Increasing, action in “old world” pre-Covid gambling entrepôts is shifting to online sports betting, iGaming and, overall, to diversification.
But Jonathan Halkyard, MGM Resorts Chief Financial Officer, quite naturally boosted his company’s investment, as did Chief Executive and President Bill Hornbuckle.
“We are proud to add The Cosmopolitan to our portfolio,” said Hornbuckle.
“The Cosmopolitan brand is recognized around the world for its unique customer base and high-quality product and experiences, making it an ideal fit with our portfolio and furthering our vision to be the world’s premier gaming entertainment company.”
MGM said The Cosmopolitan generated US$959 million (£707.53m/€820.73m) in net revenue and US$316 million (£233.14m/€270.44m) of Adjusted Earnings in the financial year, ending February 29, 2020 – before the Covid-19 hurricane blew into town.
Subject to regulatory approval, the deal is expected to close early next year.
“Vegas has had a strong recovery coming out of the pandemic and solidified itself as a diversified entertainment destination,” said Tyler Henritze, Blackstone’s Head of Acquisitions for the Americas.
Referring to the currently super-hot Las Vegas Raiders football team and new entertainment ventures from MGM, Mr.
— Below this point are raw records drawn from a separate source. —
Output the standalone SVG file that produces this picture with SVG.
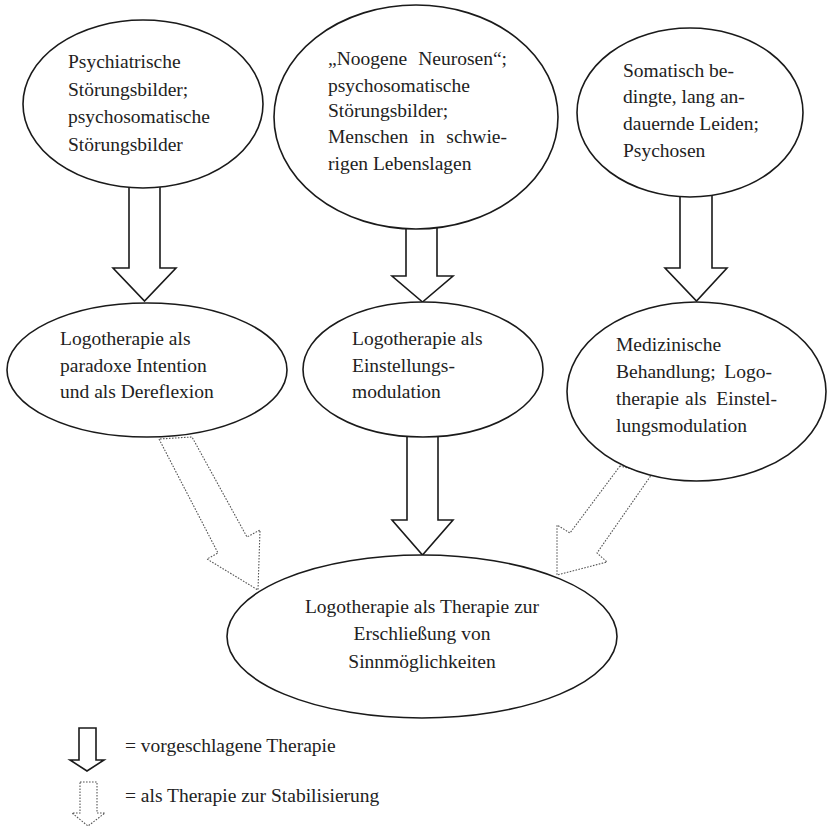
<svg xmlns="http://www.w3.org/2000/svg" width="827" height="827" viewBox="0 0 827 827">
<style>
.bg{fill:#fff}
.node{fill:#fff;stroke:#1a1a1a;stroke-width:1.6}
.solid{fill:#fff;stroke:#1a1a1a;stroke-width:1.6;stroke-linejoin:miter}
.dot{fill:#fff;stroke:#555;stroke-width:1.1;stroke-dasharray:1.6 1.4}
text{font-family:"Liberation Serif","Times New Roman",serif;font-size:19.5px;fill:#222}
.mid{text-anchor:middle}
.end{text-anchor:end}
</style>
<rect class="bg" x="0" y="0" width="827" height="827"/>
<g id="connectors">
  <polygon class="solid" points="129,180 160,180 160,268 176,268 144.5,301 113,268 129,268"/>
  <polygon class="solid" points="406,220 437,220 437,276 453,276 422.5,302 392,276 406,276"/>
  <polygon class="solid" points="680,190 712,190 712,268 727,268 696.5,301 665,268 680,268"/>
  <polygon class="solid" points="407,430 438,430 438,520 453,520 422.5,555 392,520 407,520"/>
  <polygon class="dot" points="159,439 218,553 207,559 258,590 260,530 247,537 192,437"/>
  <polygon class="dot" points="620,466 570,533 557,525 557,575 607,562 597,553 652,474"/>
</g>
<g id="n1">
  <ellipse class="node" cx="143" cy="104" rx="120" ry="84"/>
  <text x="68" y="68">Psychiatrische</text>
  <text x="68" y="96">Störungsbilder;</text>
  <text x="68" y="123">psychosomatische</text>
  <text x="68" y="151">Störungsbilder</text>
</g>
<g id="n2">
  <ellipse class="node" cx="416" cy="117" rx="142" ry="112"/>
  <text y="65"><tspan x="328">„Noogene</tspan><tspan class="end" x="507">Neurosen“;</tspan></text>
  <text x="328" y="92">psychosomatische</text>
  <text x="328" y="117">Störungsbilder;</text>
  <text y="143"><tspan x="328">Menschen</tspan><tspan x="419.5">in</tspan><tspan class="end" x="507">schwie-</tspan></text>
  <text x="328" y="170">rigen Lebenslagen</text>
</g>
<g id="n3">
  <ellipse class="node" cx="690" cy="112.5" rx="113" ry="84.5"/>
  <text x="623" y="77">Somatisch be-</text>
  <text x="623" y="103">dingte, lang an-</text>
  <text x="623" y="130">dauernde Leiden;</text>
  <text x="623" y="157">Psychosen</text>
</g>
<g id="n4">
  <ellipse class="node" cx="147" cy="370" rx="140" ry="67"/>
  <text x="60" y="345">Logotherapie als</text>
  <text x="60" y="372">paradoxe Intention</text>
  <text x="60" y="398">und als Dereflexion</text>
</g>
<g id="n5">
  <ellipse class="node" cx="423" cy="369.5" rx="120" ry="67.5"/>
  <text x="352" y="345">Logotherapie als</text>
  <text x="352" y="372">Einstellungs-</text>
  <text x="352" y="398">modulation</text>
</g>
<g id="n6">
  <ellipse class="node" cx="696.5" cy="391.5" rx="129.5" ry="89.5"/>
  <text x="616" y="351">Medizinische</text>
  <text y="378"><tspan x="616">Behandlung;</tspan><tspan class="end" x="772">Logo-</tspan></text>
  <text y="405"><tspan x="616">therapie</tspan><tspan x="685">als</tspan><tspan class="end" x="777">Einstel-</tspan></text>
  <text x="616" y="432">lungsmodulation</text>
</g>
<g id="n7">
  <ellipse class="node" cx="422" cy="636.5" rx="195" ry="81.5"/>
  <text class="mid" x="422" y="613">Logotherapie als Therapie zur</text>
  <text class="mid" x="422" y="640">Erschließung von</text>
  <text class="mid" x="422" y="668">Sinnmöglichkeiten</text>
</g>
<g id="legend">
  <polygon class="solid" points="79,728 96,728 96,760 104,760 87,771 70,760 79,760"/>
  <text x="125" y="752">= vorgeschlagene Therapie</text>
  <polygon class="dot" points="80,782 97,782 97,813 105,813 88,826 72,813 80,813"/>
  <text x="125" y="802">= als Therapie zur Stabilisierung</text>
</g>
</svg>
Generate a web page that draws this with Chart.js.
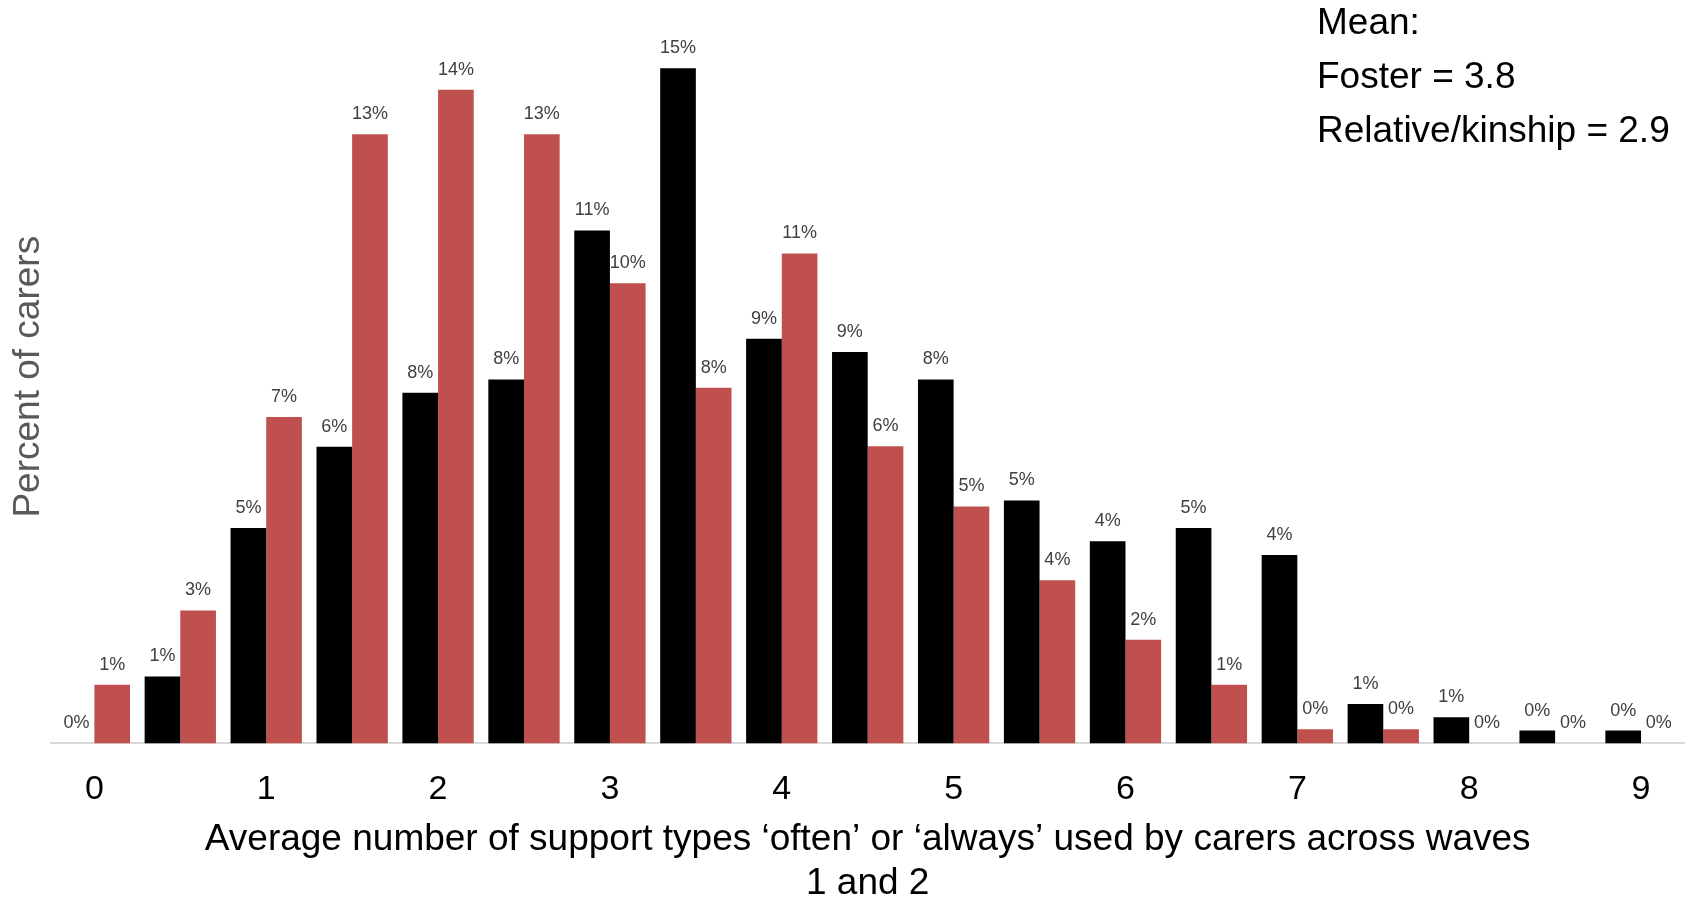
<!DOCTYPE html>
<html>
<head>
<meta charset="utf-8">
<script src="https://cdn.jsdelivr.net/npm/chart.js@4.4.0/dist/chart.umd.min.js"></script>
<style>
  html, body { margin: 0; padding: 0; background: #fff; }
  #wrap { position: relative; width: 1690px; height: 897px; }
  #mean {
    position: absolute; left: 1317px; top: -5px;
    font: 37px "Liberation Sans", Arial, sans-serif;
    line-height: 54px; color: #000; white-space: nowrap;
  }
</style>
</head>
<body>
<div id="wrap">
  <canvas id="supportChart"></canvas>
  <div id="mean">Mean:<br>Foster = 3.8<br>Relative/kinship = 2.9</div>
</div>
<script>
// average number of support types, in half steps
var categories = ["0", "0.5", "1", "1.5", "2", "2.5", "3", "3.5", "4", "4.5",
                  "5", "5.5", "6", "6.5", "7", "7.5", "8", "8.5", "9"];
// percent of carers
var fosterPct = [0, 1.46, 4.70, 6.47, 7.65, 7.94, 11.19, 14.73, 8.83, 8.54,
                 7.94, 5.30, 4.41, 4.70, 4.11, 0.86, 0.57, 0.28, 0.28];
var kinshipPct = [1.28, 2.90, 7.12, 13.29, 14.26, 13.29, 10.04, 7.76, 10.69, 6.48,
                  5.17, 3.56, 2.26, 1.28, 0.31, 0.31, 0, 0, 0];
// only whole numbers get a label on the x axis
var tickLabels = ["0", "1", "2", "3", "4", "5", "6", "7", "8", "9"];

var FONT = '"Liberation Sans", Arial, sans-serif';

// percentage above every bar
var barLabels = {
  id: "barLabels",
  afterDatasetsDraw: function (chart) {
    var ctx = chart.ctx;
    ctx.save();
    ctx.font = "18px " + FONT;
    ctx.fillStyle = "#404040";
    ctx.textAlign = "center";
    ctx.textBaseline = "alphabetic";
    chart.data.datasets.forEach(function (ds, i) {
      chart.getDatasetMeta(i).data.forEach(function (bar, j) {
        ctx.fillText(Math.round(ds.data[j]) + "%", bar.x, bar.y - 15);
      });
    });
    ctx.restore();
  }
};

var ctx = document.getElementById("supportChart").getContext("2d");
new Chart(ctx, {
  type: "bar",
  data: {
    labels: categories,
    datasets: [
      {
        label: "Foster",
        data: fosterPct,
        backgroundColor: "#000000",
        categoryPercentage: 0.83,
        barPercentage: 1.0,
      },
      {
        label: "Relative/kinship",
        data: kinshipPct,
        backgroundColor: "#c0504d",
        categoryPercentage: 0.83,
        barPercentage: 1.0,
      },
    ],
  },
  options: {
    responsive: true,
    maintainAspectRatio: false,
    animation: false,
    layout: { padding: { top: 10, right: 6, left: 0, bottom: 0 } },
    plugins: {
      legend: { display: false },
      tooltip: { enabled: false },
    },
    scales: {
      x: {
        grid: { display: false, drawTicks: false },
        border: { display: true, color: "#d9d9d9", width: 2 },
        ticks: {
          color: "#000",
          font: { family: FONT, size: 34 },
          padding: 26,
          autoSkip: false,
          maxRotation: 0,
          callback: function (value, index) {
            var c = categories[index];
            return tickLabels.indexOf(c) >= 0 ? c : "";
          },
        },
        title: {
          display: true,
          text: ["Average number of support types \u2018often\u2019 or \u2018always\u2019 used by carers across waves", "1 and 2"],
          color: "#000",
          font: { family: FONT, size: 37, lineHeight: 1.2 },
          padding: { top: -19, bottom: -9 },
        },
      },
      y: {
        min: 0,
        max: 16,
        grid: { display: false, drawTicks: false },
        border: { display: false },
        ticks: { display: false },
        title: {
          display: true,
          text: "Percent of carers",
          color: "#595959",
          font: { family: FONT, size: 37 },
          padding: { top: 7, bottom: 0 },
        },
      },
    },
  },
  plugins: [barLabels],
});
</script>
</body>
</html>
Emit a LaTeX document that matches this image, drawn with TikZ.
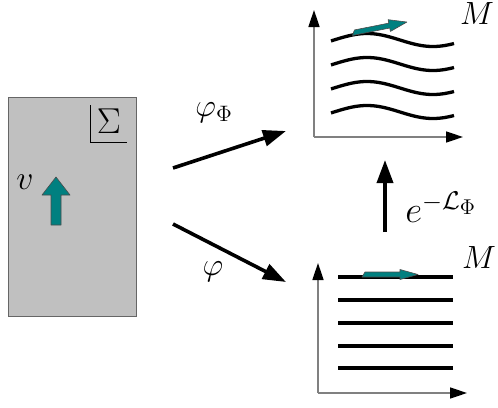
\documentclass[tikz,border=0pt]{standalone}
\usepackage{amsmath}
\usetikzlibrary{arrows.meta,positioning}

\definecolor{flowteal}{RGB}{0,128,128}
\definecolor{boxgray}{RGB}{192,192,192}

\tikzset{
	axis/.style={draw=black!50, line width=1.6pt, -{Triangle[length=17pt,width=11pt,color=black]}},
	leaf/.style={line width=3.3pt},
	mapto/.style={line width=3.6pt, -{Triangle[length=23pt,width=16pt]}},
	lbl/.style={font=\huge, scale=1.55, inner sep=0pt},
	flowvec/.style={fill=flowteal, draw=black!70, line width=0.6pt, line join=round}
}

\begin{document}
\begin{tikzpicture}[x=1pt, y=-1pt]
	\useasboundingbox (0,0) rectangle (498,407);
	% the surface Sigma
	\node[draw=black!60, fill=boxgray, line width=0.8pt, minimum width=128pt, minimum height=219pt, inner sep=0pt, anchor=north west] (sigmabox) at (8,97) {};
	\node[lbl, scale=1.12] (sigma) at (109,121) {$\Sigma$};
	\draw[line width=0.8pt] (90,105) |- (127,142);
	\node[lbl, scale=1.05] (v) at (25,182) {$v$};
	\draw[flowvec] (51,225) -- (51,195) -- (42,195) -- (56,177) -- (70,195) -- (61,195) -- (61,225) -- cycle;

	% upper M, deformed leaves
	\coordinate (topO) at (314,137);
	\coordinate (topY) at (314,10);
	\coordinate (topX) at (463,137);
	\draw[axis] (topO) -- (topY);
	\draw[axis] (topO) -- (topX);
	\foreach \y in {40,64,88,112}
		\draw[leaf] plot[domain=331:454, samples=50, smooth] (\x, {\y - 6.5*sin((\x-334)*2.7273)});
	\begin{scope}[shift={(352,33)}, rotate=11.3]
		\draw[flowvec] (0,2.5) -- (38,2.5) -- (38,6) -- (56,0) -- (38,-6) -- (38,-2.5) -- (3,-2.5) -- cycle;
	\end{scope}
	\node[lbl] (Mtop) at (477,14) {$M$};

	% lower M, flat leaves
	\coordinate (botO) at (318,393);
	\coordinate (botY) at (318,263);
	\coordinate (botX) at (467,393);
	\draw[axis] (botO) -- (botY);
	\draw[axis] (botO) -- (botX);
	\foreach \y in {277,300,323,346,368}
		\draw[leaf] (338,\y) -- (453,\y);
	\draw[flowvec] (362,277) -- (400,277) -- (400,279.5) -- (418,274.5) -- (400,269.5) -- (400,272) -- (365,272) -- cycle;
	\node[lbl] (Mbot) at (479,258) {$M$};

	% the maps
	\coordinate (srcUp) at (173,168);
	\coordinate (dstUp) at (286,131);
	\coordinate (srcDown) at (173,224);
	\coordinate (dstDown) at (286,282);
	\coordinate (flowFrom) at (385,232);
	\coordinate (flowTo) at (385,160);
	\draw[mapto] (srcUp) -- (dstUp);
	\draw[mapto] (srcDown) -- (dstDown);
	\draw[mapto] (flowFrom) -- (flowTo);
	\node[lbl] (phiPhi) at (214,113) {$\varphi_\Phi$};
	\node[lbl] (phi) at (213,272) {$\varphi$};
	\node[lbl, scale=1.15] (flowlbl) at (441,207) {$e^{-\mathcal{L}_\Phi}$};
\end{tikzpicture}
\end{document}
Henritze added: “It’s not just about gaming anymore.”
Despite concerns over the Delta variant, Las Vegas tourism has climbed back steadily this year.
An estimated 3.3 million people visited Vegas in July, almost the same number of punters who partied in pre-pandemic July 2019.
Yet worries over the pandemic persist; with the US National Association of Broadcasters, for example, recently cancelling its October show because of Delta variant fears.